- **Material**
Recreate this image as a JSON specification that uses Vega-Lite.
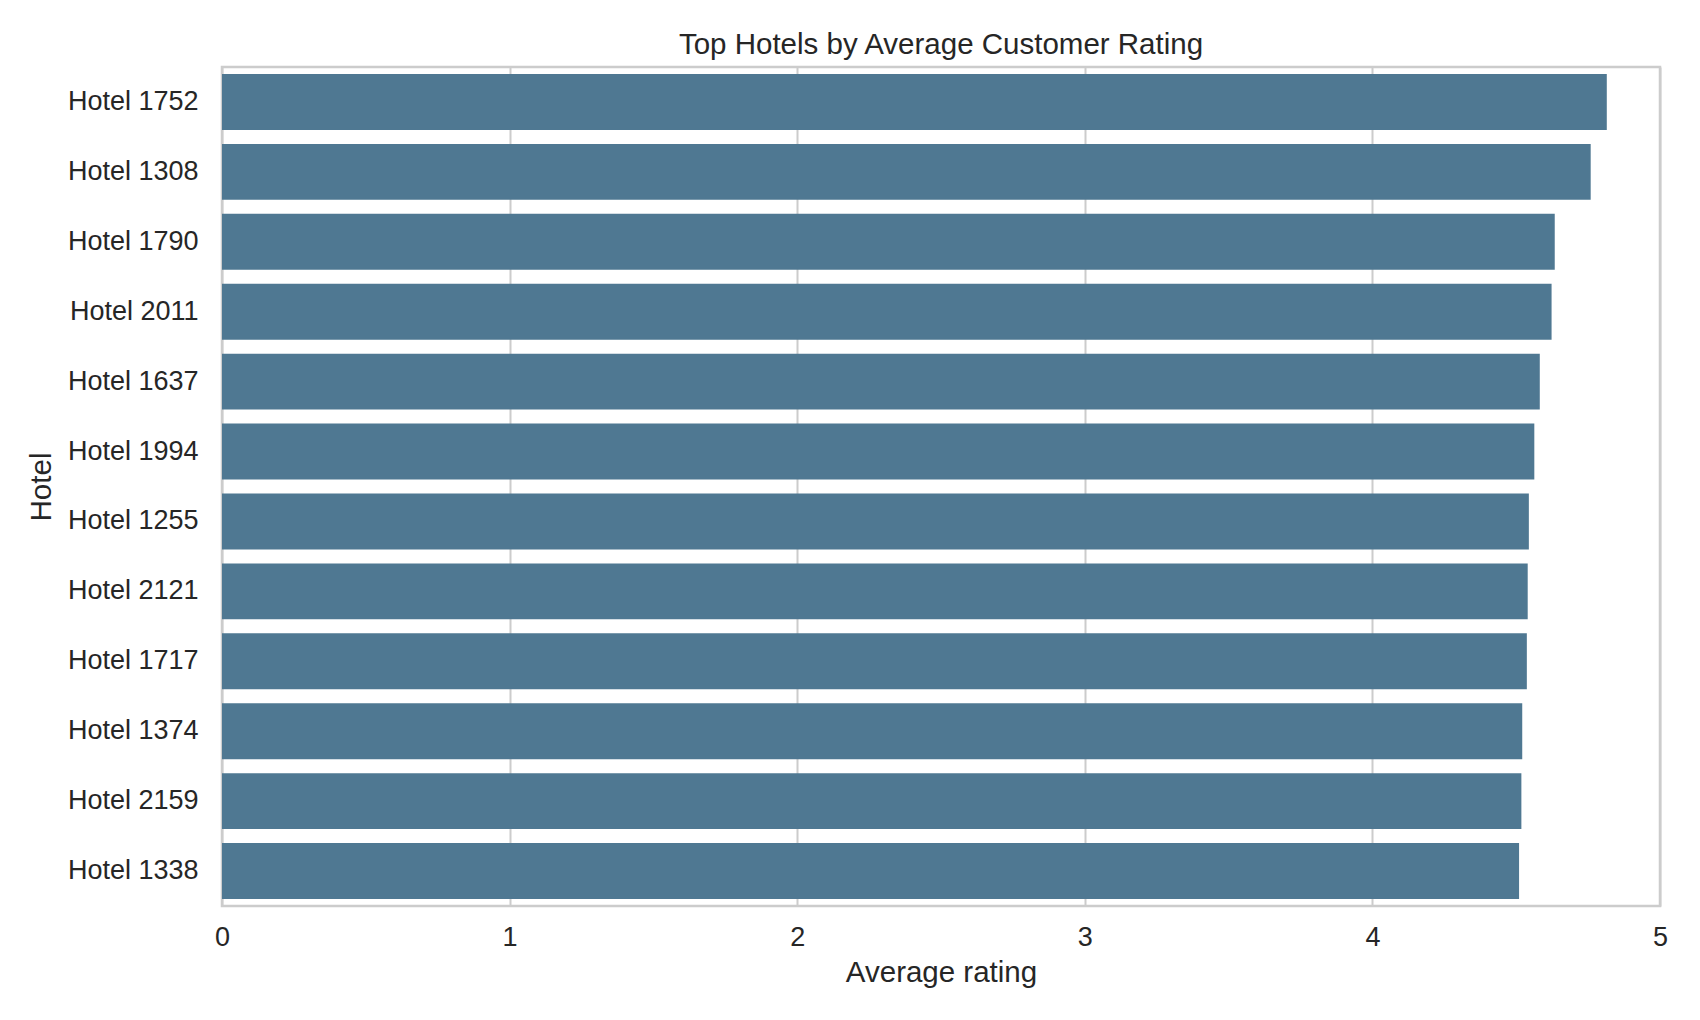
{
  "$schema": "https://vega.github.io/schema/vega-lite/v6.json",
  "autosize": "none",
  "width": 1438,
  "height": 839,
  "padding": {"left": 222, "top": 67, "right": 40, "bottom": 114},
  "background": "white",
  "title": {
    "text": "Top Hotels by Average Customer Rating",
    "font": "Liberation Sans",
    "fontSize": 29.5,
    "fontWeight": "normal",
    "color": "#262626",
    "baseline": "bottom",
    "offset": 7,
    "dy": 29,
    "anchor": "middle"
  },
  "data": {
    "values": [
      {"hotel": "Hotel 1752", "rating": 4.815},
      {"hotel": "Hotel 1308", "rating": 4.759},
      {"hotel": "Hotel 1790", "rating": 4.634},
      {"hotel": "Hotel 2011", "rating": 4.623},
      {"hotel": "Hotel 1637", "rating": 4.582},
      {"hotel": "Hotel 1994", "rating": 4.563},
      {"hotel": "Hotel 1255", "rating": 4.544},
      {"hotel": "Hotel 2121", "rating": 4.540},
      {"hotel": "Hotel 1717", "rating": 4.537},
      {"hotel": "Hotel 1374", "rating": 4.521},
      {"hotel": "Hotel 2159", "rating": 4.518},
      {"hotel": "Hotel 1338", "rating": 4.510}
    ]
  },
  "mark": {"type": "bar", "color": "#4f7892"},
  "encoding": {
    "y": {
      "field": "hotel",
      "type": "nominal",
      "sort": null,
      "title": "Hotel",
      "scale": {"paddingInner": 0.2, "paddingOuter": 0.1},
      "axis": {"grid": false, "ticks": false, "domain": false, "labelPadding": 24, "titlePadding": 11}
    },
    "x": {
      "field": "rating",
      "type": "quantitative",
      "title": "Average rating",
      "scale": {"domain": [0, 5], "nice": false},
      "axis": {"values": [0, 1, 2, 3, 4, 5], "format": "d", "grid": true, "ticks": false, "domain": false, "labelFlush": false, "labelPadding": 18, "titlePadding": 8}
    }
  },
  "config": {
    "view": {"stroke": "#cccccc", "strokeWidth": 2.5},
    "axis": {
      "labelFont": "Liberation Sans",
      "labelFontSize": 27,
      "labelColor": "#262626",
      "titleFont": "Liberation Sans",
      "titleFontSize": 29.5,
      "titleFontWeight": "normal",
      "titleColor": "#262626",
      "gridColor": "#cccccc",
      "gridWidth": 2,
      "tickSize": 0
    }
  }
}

- **Work to do**
Reproduce the full listing above verbatim, with no pictures included.

- **Solution to this problem**
Recreate this image as a JSON specification that uses Vega-Lite.
{
  "$schema": "https://vega.github.io/schema/vega-lite/v6.json",
  "autosize": "none",
  "width": 1438,
  "height": 839,
  "padding": {"left": 222, "top": 67, "right": 40, "bottom": 114},
  "background": "white",
  "title": {
    "text": "Top Hotels by Average Customer Rating",
    "font": "Liberation Sans",
    "fontSize": 29.5,
    "fontWeight": "normal",
    "color": "#262626",
    "baseline": "bottom",
    "offset": 7,
    "dy": 29,
    "anchor": "middle"
  },
  "data": {
    "values": [
      {"hotel": "Hotel 1752", "rating": 4.815},
      {"hotel": "Hotel 1308", "rating": 4.759},
      {"hotel": "Hotel 1790", "rating": 4.634},
      {"hotel": "Hotel 2011", "rating": 4.623},
      {"hotel": "Hotel 1637", "rating": 4.582},
      {"hotel": "Hotel 1994", "rating": 4.563},
      {"hotel": "Hotel 1255", "rating": 4.544},
      {"hotel": "Hotel 2121", "rating": 4.540},
      {"hotel": "Hotel 1717", "rating": 4.537},
      {"hotel": "Hotel 1374", "rating": 4.521},
      {"hotel": "Hotel 2159", "rating": 4.518},
      {"hotel": "Hotel 1338", "rating": 4.510}
    ]
  },
  "mark": {"type": "bar", "color": "#4f7892"},
  "encoding": {
    "y": {
      "field": "hotel",
      "type": "nominal",
      "sort": null,
      "title": "Hotel",
      "scale": {"paddingInner": 0.2, "paddingOuter": 0.1},
      "axis": {"grid": false, "ticks": false, "domain": false, "labelPadding": 24, "titlePadding": 11}
    },
    "x": {
      "field": "rating",
      "type": "quantitative",
      "title": "Average rating",
      "scale": {"domain": [0, 5], "nice": false},
      "axis": {"values": [0, 1, 2, 3, 4, 5], "format": "d", "grid": true, "ticks": false, "domain": false, "labelFlush": false, "labelPadding": 18, "titlePadding": 8}
    }
  },
  "config": {
    "view": {"stroke": "#cccccc", "strokeWidth": 2.5},
    "axis": {
      "labelFont": "Liberation Sans",
      "labelFontSize": 27,
      "labelColor": "#262626",
      "titleFont": "Liberation Sans",
      "titleFontSize": 29.5,
      "titleFontWeight": "normal",
      "titleColor": "#262626",
      "gridColor": "#cccccc",
      "gridWidth": 2,
      "tickSize": 0
    }
  }
}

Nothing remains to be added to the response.